The arcade was its own universe, where social hierarchies were determined by high scores on Pac-Man and Street Fighter. The bookstore provided refuge for introverts who wanted to be around people without having to interact. The toy store drew families with young children, creating intergenerational mixing that happened naturally rather than by design.
Security guards knew the regular teenagers by name and understood their role as unofficial social workers, breaking up fights but also providing a stable adult presence for kids who might not have that elsewhere. Store employees became familiar faces, creating the kind of weak social ties that sociologists now recognize as crucial for community cohesion.
The Economics of Loitering
What made the mall work as social infrastructure was an economic model that tolerated—even encouraged—non-purchasing visitors. Mall owners understood that teenagers hanging out today might become adult customers tomorrow. The presence of people created the atmosphere that made shopping feel social rather than transactional.
Stores were designed for browsing. You could spend an hour in the record store listening to music, trying on clothes without buying them, or testing video games without any pressure to purchase. The social experience was part of the product, and businesses built their models around extended visits rather than quick transactions.

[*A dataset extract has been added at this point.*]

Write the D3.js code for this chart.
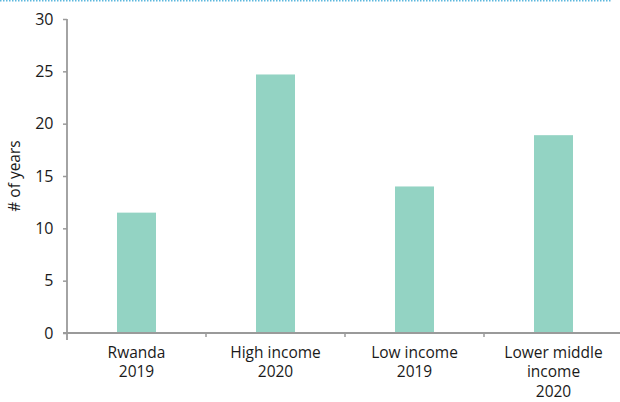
<!DOCTYPE html>
<html>
<head>
<meta charset="utf-8">
<script src="https://cdn.jsdelivr.net/npm/d3@7"></script>
<style>
  html, body { margin: 0; padding: 0; background: #fff; }
  svg { display: block; font-family: "Open Sans", "Noto Sans", sans-serif; }
</style>
</head>
<body>
<svg id="chart" width="620" height="402"></svg>
<script>
// Years of data, by country / income group
const categories = [
  ["Rwanda", "2019"],
  ["High income", "2020"],
  ["Low income", "2019"],
  ["Lower middle", "income", "2020"]
];
const values = [11.5, 24.7, 14.0, 18.9];
const yTicks = [0, 5, 10, 15, 20, 25, 30];
const yTitle = "# of years";

const svg = d3.select("#chart");
const W = 620, H = 402;
const margin = { top: 19, right: -3, bottom: 69, left: 67 };

// dotted rule across the top
svg.append("line")
  .attr("x1", 0).attr("x2", 612)
  .attr("y1", 0.75).attr("y2", 0.75)
  .attr("stroke", "#5cb8dd")
  .attr("stroke-width", 1.5)
  .attr("stroke-dasharray", "1.5,1.5");

const x = d3.scaleBand()
  .domain(d3.range(categories.length))
  .range([margin.left, W - margin.right])
  .paddingInner(0).paddingOuter(0);

const y = d3.scaleLinear()
  .domain([0, 30])
  .range([H - margin.bottom, margin.top]);

const barW = 39;
const axisColor = "#9a9a9a";

// bars
svg.append("g").selectAll("rect")
  .data(values)
  .join("rect")
  .attr("x", (d, i) => x(i) + (x.bandwidth() - barW) / 2)
  .attr("width", barW)
  .attr("y", d => y(d))
  .attr("height", d => y(0) - y(d))
  .attr("fill", "#93d3c3");

// y axis
const yAxis = svg.append("g")
  .attr("transform", `translate(${margin.left},0)`)
  .call(d3.axisLeft(y).tickValues(yTicks).tickSize(4).tickPadding(9.5))
  .attr("font-family", null)
  .attr("font-size", null);
yAxis.select(".domain").remove();
yAxis.append("line")
  .attr("x1", 0).attr("x2", 0)
  .attr("y1", y(30)).attr("y2", y(0) + 7)
  .attr("stroke", axisColor).attr("stroke-width", 1.8);
yAxis.selectAll(".tick line").attr("stroke", axisColor).attr("stroke-width", 1.5);
yAxis.selectAll(".tick text")
  .attr("fill", "#1a1a1a")
  .style("font-size", "16px");

// x axis
const xAxis = svg.append("g")
  .attr("transform", `translate(0,${y(0)})`);
xAxis.append("line")
  .attr("x1", margin.left - 4).attr("x2", W)
  .attr("y1", 0).attr("y2", 0)
  .attr("stroke", axisColor).attr("stroke-width", 1.8);
xAxis.selectAll("line.sep")
  .data(d3.range(1, categories.length))
  .join("line")
  .attr("class", "sep")
  .attr("x1", i => x(i)).attr("x2", i => x(i))
  .attr("y1", 0).attr("y2", 4)
  .attr("stroke", axisColor).attr("stroke-width", 1.5);

// category labels, one text per line
const lineGap = 19.8;
const lbl = svg.append("g").selectAll("g")
  .data(categories)
  .join("g")
  .attr("transform", (d, i) => `translate(${x(i) + x.bandwidth() / 2},${y(0) + 24.5})`);
lbl.selectAll("text")
  .data(d => d)
  .join("text")
  .attr("y", (d, j) => j * lineGap)
  .attr("text-anchor", "middle")
  .attr("fill", "#1a1a1a")
  .style("font-size", "15.5px")
  .text(d => d);

// y axis title
svg.append("text")
  .attr("transform", `translate(19.5,${(y(0) + y(30)) / 2}) rotate(-90)`)
  .attr("text-anchor", "middle")
  .attr("fill", "#1a1a1a")
  .style("font-size", "15.5px")
  .text(yTitle);
</script>
</body>
</html>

This tolerance for non-productive time seems almost quaint now. Today's retail spaces are optimized for efficiency: get in, buy something, get out. The idea of a business model that profits from people who aren't buying anything has largely disappeared.
The Digital Migration
When Americans moved their social lives online, the mall lost its primary function. Why spend gas money to drive to a central location when you could connect with friends through instant messaging? Why browse for music at Sam Goody when you could download songs at home? Why people-watch at the food court when social media provided an endless stream of human observation?
Photo: Sam Goody, via i.redd.it
The shift happened gradually, then suddenly. Teenagers who once spent Friday nights at the mall began spending them on MySpace, then Facebook, then Instagram. The physical gathering place that had defined American youth culture for a generation became irrelevant almost overnight.
Online spaces offered everything the mall had provided—social interaction, entertainment, the ability to see and be seen—with the added benefits of convenience and control. You could curate your social experience, avoiding the awkward encounters and social friction that were inevitable parts of mall life.
What We Lost in Translation
But something crucial was lost in the migration from physical to digital spaces. The mall forced Americans to encounter people they wouldn't choose to interact with online. The goth kids, the jocks, the mall walkers, and the young families all shared the same space, creating a form of social mixing that rarely happens in our increasingly segmented digital world.
The mall also provided what sociologists call "third places"—spaces that aren't home or work but serve essential social functions. These places allow for the kind of casual, low-stakes social interaction that builds community connections. Online spaces can facilitate intense relationships, but they struggle to replicate the ambient sociability that happened naturally in mall corridors.
Young Americans today often report feeling lonely despite being more connected than any generation in history. They have hundreds of online friends but few places to simply exist alongside other people without the pressure of planned activities or curated interactions.
The Search for New Gathering Places
Some communities are trying to recreate what the mall provided. Coffee shops, community centers, and mixed-use developments attempt to serve as modern third places. But these spaces often cater to specific demographics rather than bringing different groups together.
The closest thing many young Americans have to the mall experience might be college campuses, which still provide spaces for unstructured social interaction. But after graduation, those spaces disappear, leaving many adults without any equivalent to the teenage gathering place that once seemed so natural.
Then What Now?
The mall as social infrastructure is gone, and it's not coming back. Online spaces provide conveniences and connections that physical spaces never could. But in losing our shared gathering places, we've also lost something essential about how Americans learn to be around each other.
The question isn't whether we can rebuild the mall culture of the 1980s, but whether we can create new forms of social infrastructure that provide what the mall once did: spaces where different kinds of people can encounter each other, where being bored together is acceptable, and where the basic human need for ambient social contact can be satisfied.
Because while we've gained infinite entertainment options and global social networks, we've lost something simpler and perhaps more fundamental: places where Americans could just hang out.